#### DATASET EXTRACT

☆ ☆ ☆ ☆

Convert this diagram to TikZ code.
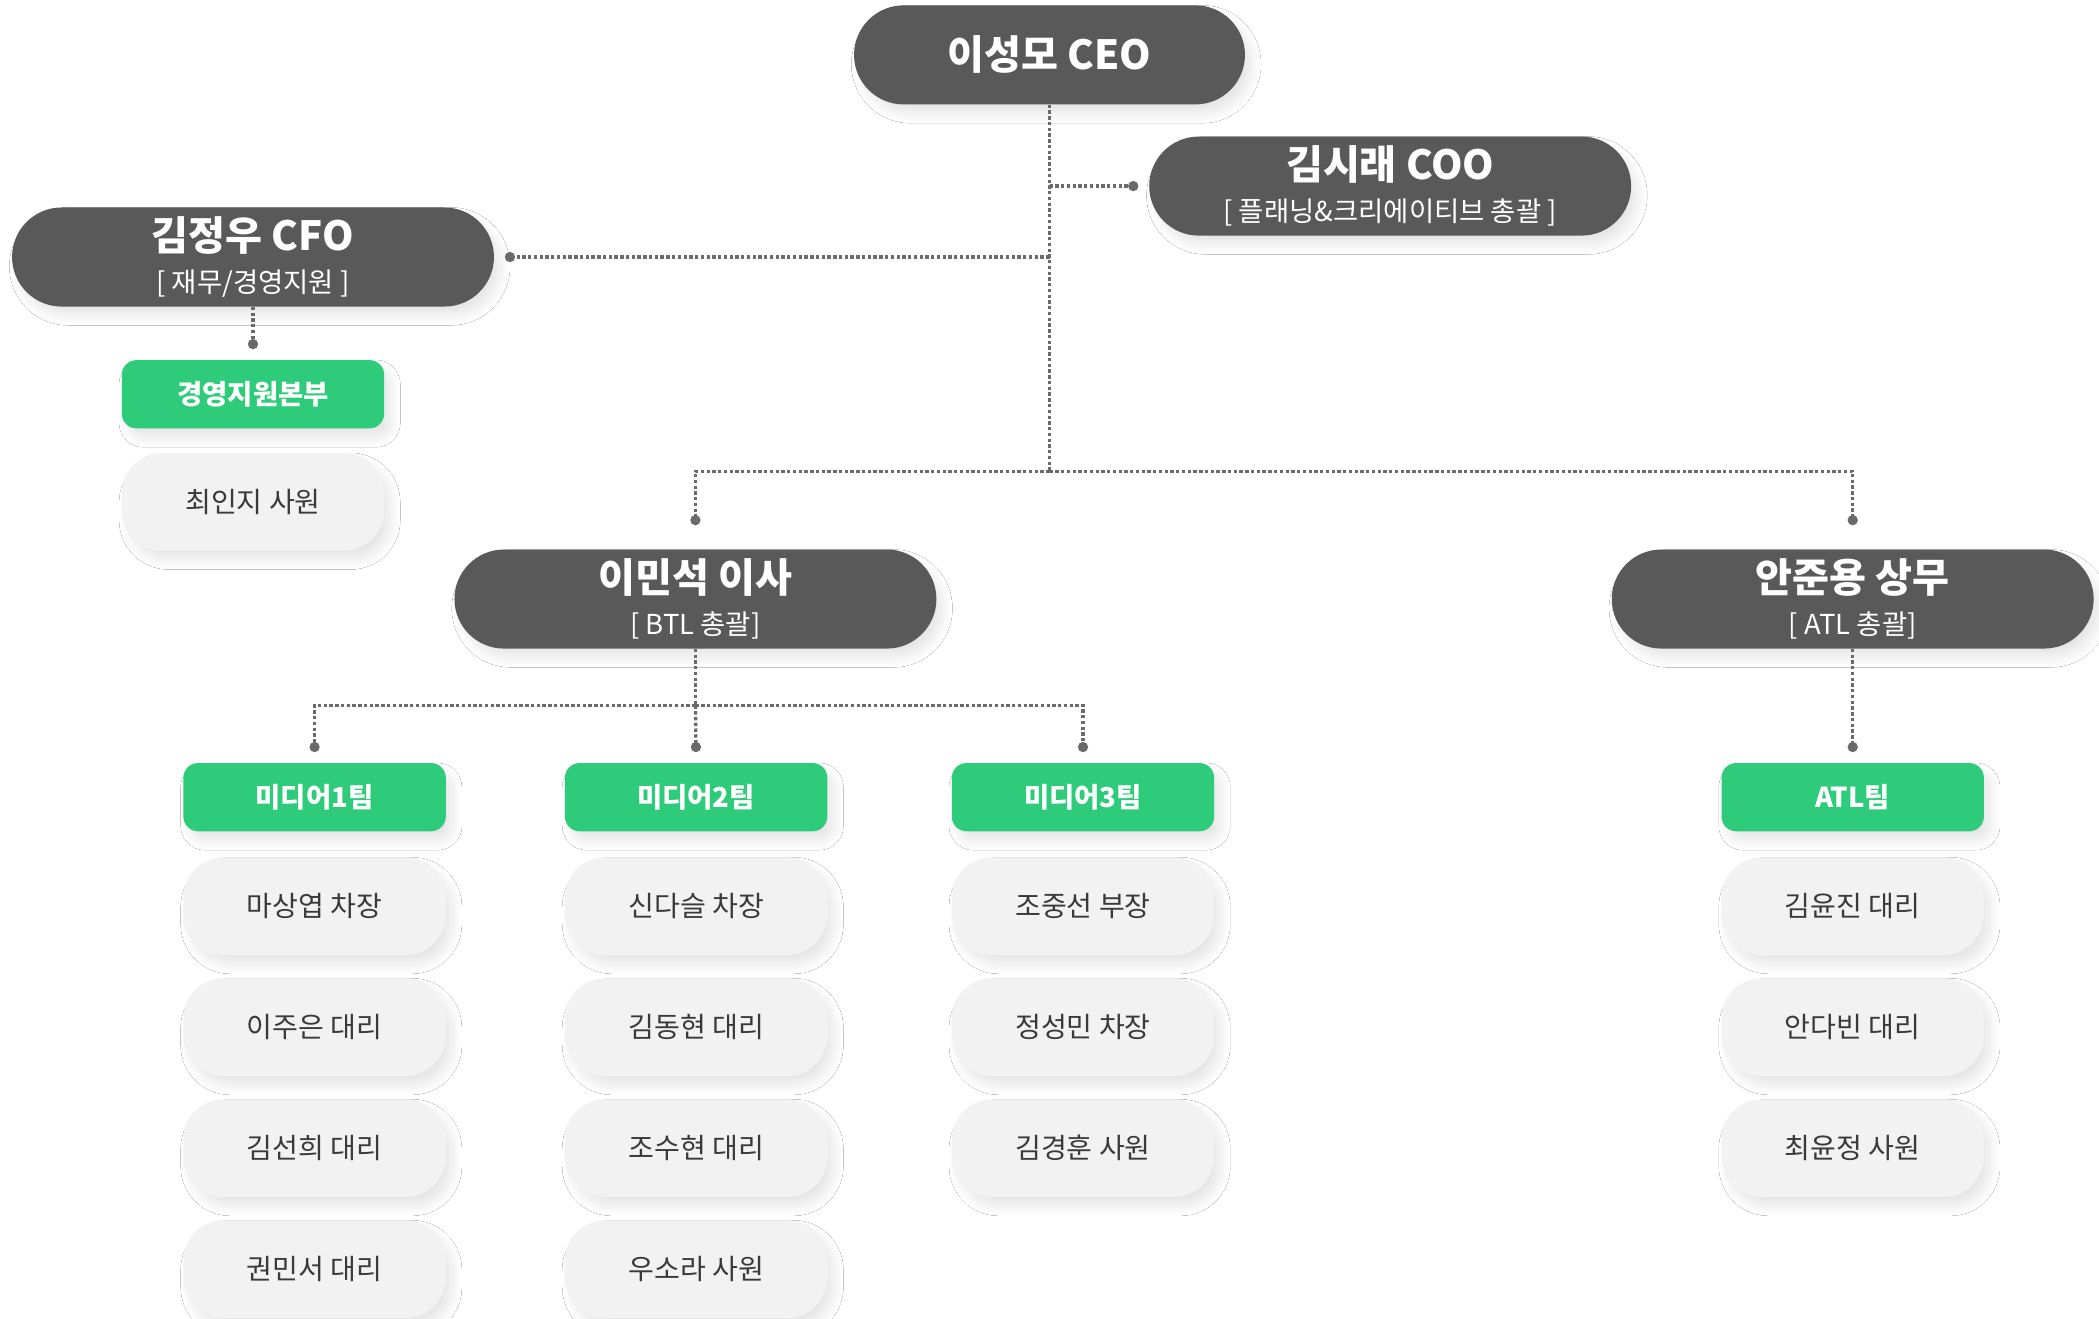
\documentclass[tikz,border=0pt]{standalone}
\usepackage{fontspec}
\setmainfont{Noto Sans CJK KR}
\usetikzlibrary{positioning,arrows.meta,shadows.blur}

\definecolor{bossgray}{HTML}{595959}
\definecolor{teamgreen}{HTML}{2ECC7A}
\definecolor{staffgray}{HTML}{F2F2F2}
\definecolor{staffink}{HTML}{3A3A3A}
\definecolor{linkgray}{HTML}{6A6A6A}

\newcommand{\bossname}[2]{{\fontsize{30}{31}\selectfont\bfseries #1}\\\relax #2}

\tikzset{
  softshadow/.style={blur shadow={shadow xshift=5pt, shadow yshift=-7pt, shadow blur radius=7pt,
    shadow blur steps=20, shadow opacity=10}},
  boss/.style={fill=bossgray, text=white, rounded corners=37pt, minimum width=360pt, minimum height=74pt,
    inner sep=0pt, align=center, font=\fontsize{20.5}{31}\selectfont, softshadow},
  team/.style={fill=teamgreen, text=white, rounded corners=11pt, minimum width=196pt, minimum height=51pt,
    inner sep=0pt, font=\fontsize{20.5}{22}\selectfont\bfseries, softshadow},
  staff/.style={fill=staffgray, text=staffink, rounded corners=30pt, minimum width=196pt, minimum height=73pt,
    inner sep=0pt, font=\fontsize{21}{22}\selectfont, softshadow},
  link/.style={draw=linkgray, line width=2.5pt, dash pattern=on 2.5pt off 1.8pt},
  tipdot/.style={-{Circle[length=7.5pt]}, shorten >=#1},
}

\begin{document}
\begin{tikzpicture}[x=1pt, y=-1pt]
\path[use as bounding box, fill=white] (0,0) rectangle (1568,985);

% executives
\node[boss, minimum width=292pt, font=\fontsize{30}{31}\selectfont\bfseries] (ceo) at (784,41) {이성모 CEO};
\node[boss] (coo) at (1038.5,139) {\bossname{김시래 COO}{[ 플래닝\&크리에이티브 총괄 ]}};
\node[boss] (cfo) at (189,192) {\bossname{김정우 CFO}{[ 재무/경영지원 ]}};
\node[boss] (lee) at (519.5,447.5) {\bossname{이민석 이사}{[ BTL 총괄]}};
\node[boss] (ahn) at (1384,447.5) {\bossname{안준용 상무}{[ ATL 총괄]}};

% teams
\node[team] (mgmt) at (189,294.5) {경영지원본부};
\node[team] (media1) at (235,595.5) {미디어1팀};
\node[team] (media2) at (520,595.5) {미디어2팀};
\node[team] (media3) at (809,595.5) {미디어3팀};
\node[team] (atl) at (1384,595.5) {ATL팀};

% staff
\node[staff, below=18pt of mgmt] (choi) {최인지 사원};

\node[staff, below=19pt of media1] (ma) {마상엽 차장};
\node[staff, below=17pt of ma] (leej) {이주은 대리};
\node[staff, below=17pt of leej] (kimsh) {김선희 대리};
\node[staff, below=17pt of kimsh] (kwon) {권민서 대리};

\node[staff, below=19pt of media2] (shin) {신다슬 차장};
\node[staff, below=17pt of shin] (kimdh) {김동현 대리};
\node[staff, below=17pt of kimdh] (cho) {조수현 대리};
\node[staff, below=17pt of cho] (woo) {우소라 사원};

\node[staff, below=19pt of media3] (jo) {조중선 부장};
\node[staff, below=17pt of jo] (jung) {정성민 차장};
\node[staff, below=17pt of jung] (kimkh) {김경훈 사원};

\node[staff, below=19pt of atl] (kimyj) {김윤진 대리};
\node[staff, below=17pt of kimyj] (an) {안다빈 대리};
\node[staff, below=17pt of an] (choiyj) {최윤정 사원};

% connectors
\coordinate (hubline) at (0,352);
\coordinate (busline) at (0,527);
\draw[link] (ceo.south) -- (ceo.south |- hubline) coordinate (hub);
\draw[link, tipdot=8pt] (ceo.south |- coo.west) -- (coo.west);
\draw[link, tipdot=8pt] (ceo.south |- cfo.east) -- (cfo.east);
\draw[link, tipdot=18pt] (hub) -| (lee.north);
\draw[link, tipdot=18pt] (hub) -| (ahn.north);
\draw[link, tipdot=8pt] (cfo.south) -- (mgmt.north);
\draw[link, tipdot=8pt] (ahn.south) -- (atl.north);
\draw[link] (lee.south) -- (lee.south |- busline) coordinate (bus);
\draw[link, tipdot=8pt] (bus) -| (media1.north);
\draw[link, tipdot=8pt] (bus) -- (media2.north);
\draw[link, tipdot=8pt] (bus) -| (media3.north);
\end{tikzpicture}
\end{document}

☆ ☆ ☆ ☆

#### PROMPT
Every line above should be returned exactly; the pictures stay out.

#### EXERCISE ANSWER
Convert this diagram to TikZ code.
\documentclass[tikz,border=0pt]{standalone}
\usepackage{fontspec}
\setmainfont{Noto Sans CJK KR}
\usetikzlibrary{positioning,arrows.meta,shadows.blur}

\definecolor{bossgray}{HTML}{595959}
\definecolor{teamgreen}{HTML}{2ECC7A}
\definecolor{staffgray}{HTML}{F2F2F2}
\definecolor{staffink}{HTML}{3A3A3A}
\definecolor{linkgray}{HTML}{6A6A6A}

\newcommand{\bossname}[2]{{\fontsize{30}{31}\selectfont\bfseries #1}\\\relax #2}

\tikzset{
  softshadow/.style={blur shadow={shadow xshift=5pt, shadow yshift=-7pt, shadow blur radius=7pt,
    shadow blur steps=20, shadow opacity=10}},
  boss/.style={fill=bossgray, text=white, rounded corners=37pt, minimum width=360pt, minimum height=74pt,
    inner sep=0pt, align=center, font=\fontsize{20.5}{31}\selectfont, softshadow},
  team/.style={fill=teamgreen, text=white, rounded corners=11pt, minimum width=196pt, minimum height=51pt,
    inner sep=0pt, font=\fontsize{20.5}{22}\selectfont\bfseries, softshadow},
  staff/.style={fill=staffgray, text=staffink, rounded corners=30pt, minimum width=196pt, minimum height=73pt,
    inner sep=0pt, font=\fontsize{21}{22}\selectfont, softshadow},
  link/.style={draw=linkgray, line width=2.5pt, dash pattern=on 2.5pt off 1.8pt},
  tipdot/.style={-{Circle[length=7.5pt]}, shorten >=#1},
}

\begin{document}
\begin{tikzpicture}[x=1pt, y=-1pt]
\path[use as bounding box, fill=white] (0,0) rectangle (1568,985);

% executives
\node[boss, minimum width=292pt, font=\fontsize{30}{31}\selectfont\bfseries] (ceo) at (784,41) {이성모 CEO};
\node[boss] (coo) at (1038.5,139) {\bossname{김시래 COO}{[ 플래닝\&크리에이티브 총괄 ]}};
\node[boss] (cfo) at (189,192) {\bossname{김정우 CFO}{[ 재무/경영지원 ]}};
\node[boss] (lee) at (519.5,447.5) {\bossname{이민석 이사}{[ BTL 총괄]}};
\node[boss] (ahn) at (1384,447.5) {\bossname{안준용 상무}{[ ATL 총괄]}};

% teams
\node[team] (mgmt) at (189,294.5) {경영지원본부};
\node[team] (media1) at (235,595.5) {미디어1팀};
\node[team] (media2) at (520,595.5) {미디어2팀};
\node[team] (media3) at (809,595.5) {미디어3팀};
\node[team] (atl) at (1384,595.5) {ATL팀};

% staff
\node[staff, below=18pt of mgmt] (choi) {최인지 사원};

\node[staff, below=19pt of media1] (ma) {마상엽 차장};
\node[staff, below=17pt of ma] (leej) {이주은 대리};
\node[staff, below=17pt of leej] (kimsh) {김선희 대리};
\node[staff, below=17pt of kimsh] (kwon) {권민서 대리};

\node[staff, below=19pt of media2] (shin) {신다슬 차장};
\node[staff, below=17pt of shin] (kimdh) {김동현 대리};
\node[staff, below=17pt of kimdh] (cho) {조수현 대리};
\node[staff, below=17pt of cho] (woo) {우소라 사원};

\node[staff, below=19pt of media3] (jo) {조중선 부장};
\node[staff, below=17pt of jo] (jung) {정성민 차장};
\node[staff, below=17pt of jung] (kimkh) {김경훈 사원};

\node[staff, below=19pt of atl] (kimyj) {김윤진 대리};
\node[staff, below=17pt of kimyj] (an) {안다빈 대리};
\node[staff, below=17pt of an] (choiyj) {최윤정 사원};

% connectors
\coordinate (hubline) at (0,352);
\coordinate (busline) at (0,527);
\draw[link] (ceo.south) -- (ceo.south |- hubline) coordinate (hub);
\draw[link, tipdot=8pt] (ceo.south |- coo.west) -- (coo.west);
\draw[link, tipdot=8pt] (ceo.south |- cfo.east) -- (cfo.east);
\draw[link, tipdot=18pt] (hub) -| (lee.north);
\draw[link, tipdot=18pt] (hub) -| (ahn.north);
\draw[link, tipdot=8pt] (cfo.south) -- (mgmt.north);
\draw[link, tipdot=8pt] (ahn.south) -- (atl.north);
\draw[link] (lee.south) -- (lee.south |- busline) coordinate (bus);
\draw[link, tipdot=8pt] (bus) -| (media1.north);
\draw[link, tipdot=8pt] (bus) -- (media2.north);
\draw[link, tipdot=8pt] (bus) -| (media3.north);
\end{tikzpicture}
\end{document}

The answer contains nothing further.